While high deductibles (which have more than doubled since the passage of the Affordable Care Act) and reduced benefits cause headaches of their own, they do not compare to genuine rationing. National healthcare systems can deny treatment outright:
- The NHS denied care to infants Charlie Gard and Alfie Evans, and it fought a legal battle to prevent their parents from taking them to other healthcare providers who offered their services free of charge.
- The NHS denied treatment to cancer victims like Alexander Vinson, age 2, and Charlie Ilsey, age 12, who sought treatment elsewhere.
- If the government does not forbid them, families with the means may travel abroad for treatment (often to the U.S.), while poor families wait at home to die. (Talk about “disparities” and “inequities.”)
- An investigation by London’s Sunday Times found that the NHS kept COVID-19 hospital admissions artificially low by withholding treatment from the elderly based on an “age-based frailty score.” The NHS contests this allegation.

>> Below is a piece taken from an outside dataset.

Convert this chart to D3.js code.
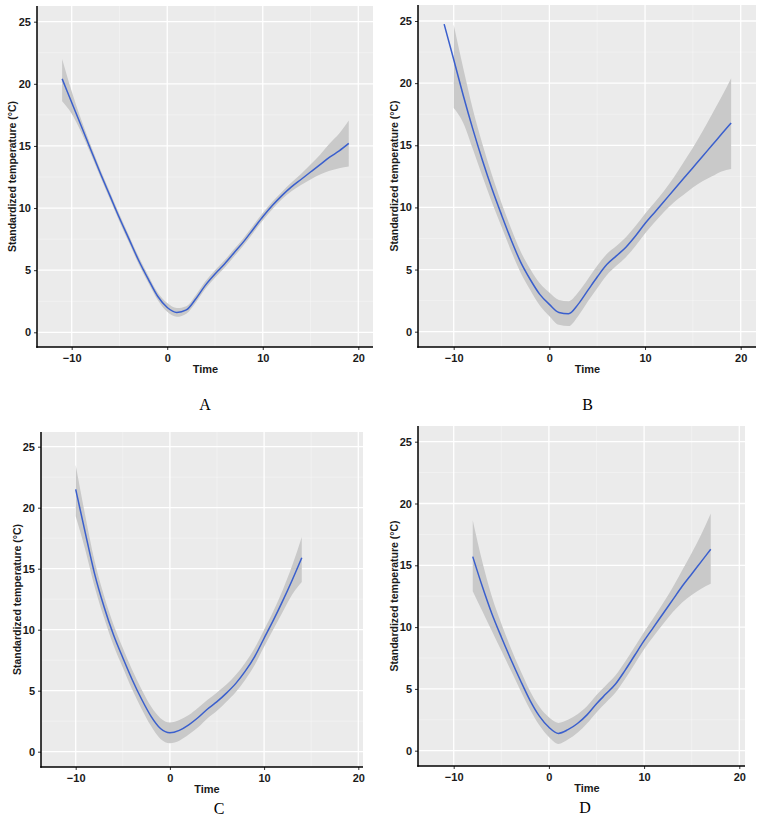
<!DOCTYPE html>
<html>
<head>
<meta charset="utf-8">
<script src="https://cdn.jsdelivr.net/npm/d3@7"></script>
<style>
  body { margin: 0; background: #fff; }
  svg { display: block; }
</style>
</head>
<body>
<script>
// smoothed standardized temperature

var timeA = d3.range(-11, 20);
var meanA = [20.4, 18.5, 16.6, 14.7, 12.8, 11.0, 9.2, 7.5, 5.8, 4.3, 2.9, 2.0, 1.6, 1.8, 2.7, 3.8, 4.7, 5.5, 6.4, 7.3, 8.3, 9.3, 10.2, 11.0, 11.7, 12.3, 12.9, 13.5, 14.1, 14.6, 15.2];
var lowA  = [18.6, 17.6, 16.1, 14.35, 12.5, 10.7, 8.9, 7.2, 5.5, 4.0, 2.6, 1.65, 1.25, 1.5, 2.4, 3.5, 4.4, 5.2, 6.1, 7.0, 8.0, 9.0, 9.9, 10.7, 11.35, 11.85, 12.3, 12.7, 13.0, 13.2, 13.35];
var highA = [22.0, 19.4, 17.1, 15.05, 13.1, 11.3, 9.5, 7.8, 6.1, 4.6, 3.2, 2.35, 1.95, 2.1, 3.0, 4.1, 5.0, 5.8, 6.7, 7.6, 8.6, 9.6, 10.5, 11.3, 12.05, 12.75, 13.5, 14.3, 15.2, 16.0, 17.05];

var timeB = d3.range(-11, 20);
var meanB = [24.75, 21.9, 19.0, 16.3, 13.8, 11.5, 9.4, 7.4, 5.6, 4.2, 3.0, 2.2, 1.55, 1.45, 2.2, 3.3, 4.4, 5.4, 6.1, 6.8, 7.7, 8.7, 9.6, 10.5, 11.4, 12.3, 13.2, 14.1, 15.0, 15.9, 16.8];
var lowB  = [null, 18.0, 16.8, 14.7, 12.5, 10.4, 8.45, 6.5, 4.75, 3.35, 2.1, 1.25, 0.55, 0.45, 1.25, 2.4, 3.5, 4.55, 5.3, 6.0, 6.9, 7.9, 8.8, 9.65, 10.4, 11.0, 11.6, 12.1, 12.5, 12.9, 13.1];
var highB = [null, 24.7, 21.2, 17.9, 15.1, 12.6, 10.35, 8.3, 6.45, 5.05, 3.9, 3.15, 2.55, 2.45, 3.15, 4.2, 5.3, 6.25, 6.9, 7.6, 8.5, 9.5, 10.4, 11.35, 12.4, 13.6, 14.8, 16.1, 17.5, 18.9, 20.4];

var timeC = d3.range(-10, 15);
var meanC = [21.5, 18.0, 14.6, 11.9, 9.6, 7.7, 5.9, 4.3, 2.9, 1.9, 1.55, 1.75, 2.2, 2.8, 3.5, 4.1, 4.8, 5.6, 6.6, 7.8, 9.3, 10.8, 12.4, 14.1, 15.9];
var lowC  = [19.3, 16.6, 13.55, 11.0, 8.75, 6.9, 5.1, 3.5, 2.1, 1.05, 0.7, 0.9, 1.4, 2.0, 2.75, 3.35, 4.1, 4.9, 5.9, 7.1, 8.6, 10.05, 11.5, 12.9, 13.9];
var highC = [23.5, 19.4, 15.65, 12.8, 10.45, 8.5, 6.7, 5.1, 3.7, 2.75, 2.4, 2.6, 3.0, 3.6, 4.25, 4.85, 5.5, 6.3, 7.3, 8.5, 10.0, 11.55, 13.3, 15.3, 17.6];

var timeD = d3.range(-8, 18);
var meanD = [15.7, 13.3, 11.1, 9.2, 7.4, 5.7, 4.1, 2.8, 1.9, 1.4, 1.7, 2.2, 2.9, 3.8, 4.6, 5.4, 6.5, 7.7, 8.9, 10.0, 11.1, 12.2, 13.3, 14.3, 15.3, 16.3];
var lowD  = [12.9, 11.3, 9.7, 8.1, 6.5, 4.9, 3.35, 2.05, 1.1, 0.55, 0.9, 1.45, 2.2, 3.1, 3.9, 4.7, 5.8, 7.0, 8.2, 9.25, 10.25, 11.2, 12.0, 12.6, 13.1, 13.5];
var highD = [18.65, 15.3, 12.5, 10.3, 8.3, 6.5, 4.85, 3.55, 2.7, 2.25, 2.5, 2.95, 3.6, 4.5, 5.3, 6.1, 7.2, 8.4, 9.6, 10.75, 11.95, 13.2, 14.6, 16.0, 17.5, 19.2];

var xTicks = [-10, 0, 10, 20];
var xMinor = [-5, 5, 15];
var yTicks = [0, 5, 10, 15, 20, 25];
var yMinor = [2.5, 7.5, 12.5, 17.5, 22.5];

var yTitle = "Standardized temperature (\u00B0C)";
var xTitle = "Time";

var panels = [
  { label: "A", time: timeA, mean: meanA, low: lowA, high: highA,
    box: { left: 37, right: 373, top: 6, bottom: 347 },
    xr: [71.7, 358.3], yr: [332.3, 21.7], ytx: 12.5, tx: 205.5, lx: 205, ly: 410 },
  { label: "B", time: timeB, mean: meanB, low: lowB, high: highB,
    box: { left: 418, right: 756, top: 5, bottom: 347 },
    xr: [453.7, 740.7], yr: [331.7, 21], ytx: 394, tx: 587.5, lx: 587.5, ly: 410 },
  { label: "C", time: timeC, mean: meanC, low: lowC, high: highC,
    box: { left: 41, right: 363, top: 432, bottom: 767 },
    xr: [75.7, 358.3], yr: [751.7, 446.7], ytx: 17, tx: 207, lx: 219, ly: 814 },
  { label: "D", time: timeD, mean: meanD, low: lowD, high: highD,
    box: { left: 418, right: 745, top: 426, bottom: 766 },
    xr: [453.7, 739.3], yr: [750.7, 441.7], ytx: 394, tx: 587, lx: 585, ly: 813 }
];

var svg = d3.select("body")
  .append("svg")
  .attr("width", 764)
  .attr("height", 818);

var sans = "'Liberation Sans', Arial, Helvetica, sans-serif";

panels.forEach(function(p) {
  var b = p.box;
  var x = d3.scaleLinear().domain([-10, 20]).range(p.xr);
  var y = d3.scaleLinear().domain([0, 25]).range(p.yr);

  var g = svg.append("g");

  // panel background
  g.append("rect")
    .attr("x", b.left).attr("y", b.top)
    .attr("width", b.right - b.left).attr("height", b.bottom - b.top)
    .attr("fill", "#ebebeb");

  // minor grid
  g.selectAll(".mx").data(xMinor).enter().append("line")
    .attr("x1", d => x(d)).attr("x2", d => x(d))
    .attr("y1", b.top).attr("y2", b.bottom)
    .attr("stroke", "#fff").attr("stroke-opacity", 0.55).attr("stroke-width", 0.6);
  g.selectAll(".my").data(yMinor).enter().append("line")
    .attr("x1", b.left).attr("x2", b.right)
    .attr("y1", d => y(d)).attr("y2", d => y(d))
    .attr("stroke", "#fff").attr("stroke-opacity", 0.55).attr("stroke-width", 0.6);

  // major grid
  g.selectAll(".gx").data(xTicks).enter().append("line")
    .attr("x1", d => x(d)).attr("x2", d => x(d))
    .attr("y1", b.top).attr("y2", b.bottom)
    .attr("stroke", "#fff").attr("stroke-width", 1.3);
  g.selectAll(".gy").data(yTicks).enter().append("line")
    .attr("x1", b.left).attr("x2", b.right)
    .attr("y1", d => y(d)).attr("y2", d => y(d))
    .attr("stroke", "#fff").attr("stroke-width", 1.3);

  var rows = p.time.map(function(t, i) {
    return { t: t, m: p.mean[i], lo: p.low[i], hi: p.high[i] };
  });

  // confidence ribbon
  var area = d3.area()
    .defined(d => d.lo != null && d.hi != null)
    .x(d => x(d.t))
    .y0(d => y(d.lo))
    .y1(d => y(d.hi))
    .curve(d3.curveMonotoneX);
  g.append("path")
    .datum(rows.filter(d => d.lo != null))
    .attr("d", area)
    .attr("fill", "#c9c9c9");

  // fitted line
  var line = d3.line()
    .x(d => x(d.t))
    .y(d => y(d.m))
    .curve(d3.curveMonotoneX);
  g.append("path")
    .datum(rows)
    .attr("d", line)
    .attr("fill", "none")
    .attr("stroke", "#3a5fcd")
    .attr("stroke-width", 1.5);

  // axes
  var ax = g.append("g")
    .attr("transform", "translate(0," + b.bottom + ")")
    .call(d3.axisBottom(x).tickValues(xTicks).tickSize(3).tickPadding(4).tickFormat(d3.format("d")));
  var ay = g.append("g")
    .attr("transform", "translate(" + b.left + ",0)")
    .call(d3.axisLeft(y).tickValues(yTicks).tickSize(3).tickPadding(3).tickFormat(d3.format("d")));
  [ax, ay].forEach(function(a) {
    a.select(".domain").remove();
    a.selectAll(".tick line").attr("stroke", "#333");
    a.selectAll(".tick text")
      .attr("fill", "#1a1a1a")
      .style("font-family", sans)
      .style("font-weight", "bold")
      .style("font-size", "11px");
  });

  // axis lines
  g.append("line")
    .attr("x1", b.left).attr("x2", b.left)
    .attr("y1", b.top).attr("y2", b.bottom + 0.75)
    .attr("stroke", "#000").attr("stroke-width", 1.5);
  g.append("line")
    .attr("x1", b.left - 0.75).attr("x2", b.right)
    .attr("y1", b.bottom).attr("y2", b.bottom)
    .attr("stroke", "#000").attr("stroke-width", 1.5);

  // titles
  g.append("text")
    .attr("x", p.tx).attr("y", b.bottom + 25.5)
    .attr("text-anchor", "middle")
    .style("font-family", sans).style("font-weight", "bold").style("font-size", "11px")
    .attr("fill", "#1a1a1a")
    .text(xTitle);

  g.append("text")
    .attr("transform", "translate(" + p.ytx + "," + ((b.top + b.bottom) / 2) + ") rotate(-90)")
    .attr("dy", "0.35em")
    .attr("text-anchor", "middle")
    .style("font-family", sans).style("font-weight", "bold").style("font-size", "10.5px")
    .attr("fill", "#1a1a1a")
    .text(yTitle);

  g.append("text")
    .attr("x", p.lx).attr("y", p.ly)
    .attr("text-anchor", "middle")
    .style("font-family", "'Liberation Serif', 'Times New Roman', serif")
    .style("font-size", "16px")
    .attr("fill", "#000")
    .text(p.label);
});
</script>
</body>
</html>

This denial of treatment inherent in any socialized medicine system may explain why the U.S. rated highest in the report for the number of chronically ill patients who “discussed with [a] health professional their main goals and priorities in caring for their condition,” as well as their “treatment options,” over the past year.
What’s the verdict?
The U.S. does not have the worst healthcare system of the developed world. The Commonwealth Fund report “lacks context” by skewing its results toward nations that embrace national healthcare systems.
Of course, this is not to say that America’s increasingly government-dominated healthcare sector is without its share of challenges. The U.S. has a very real problem with obesity, addiction, and suicide. But America can best focus on its real healthcare challenges without biased media coverage urging us to adopt socialized healthcare schemes that will only worsen Americans’ health.
The views expressed in this piece are the author’s own and do not necessarily represent those of The Daily Wire.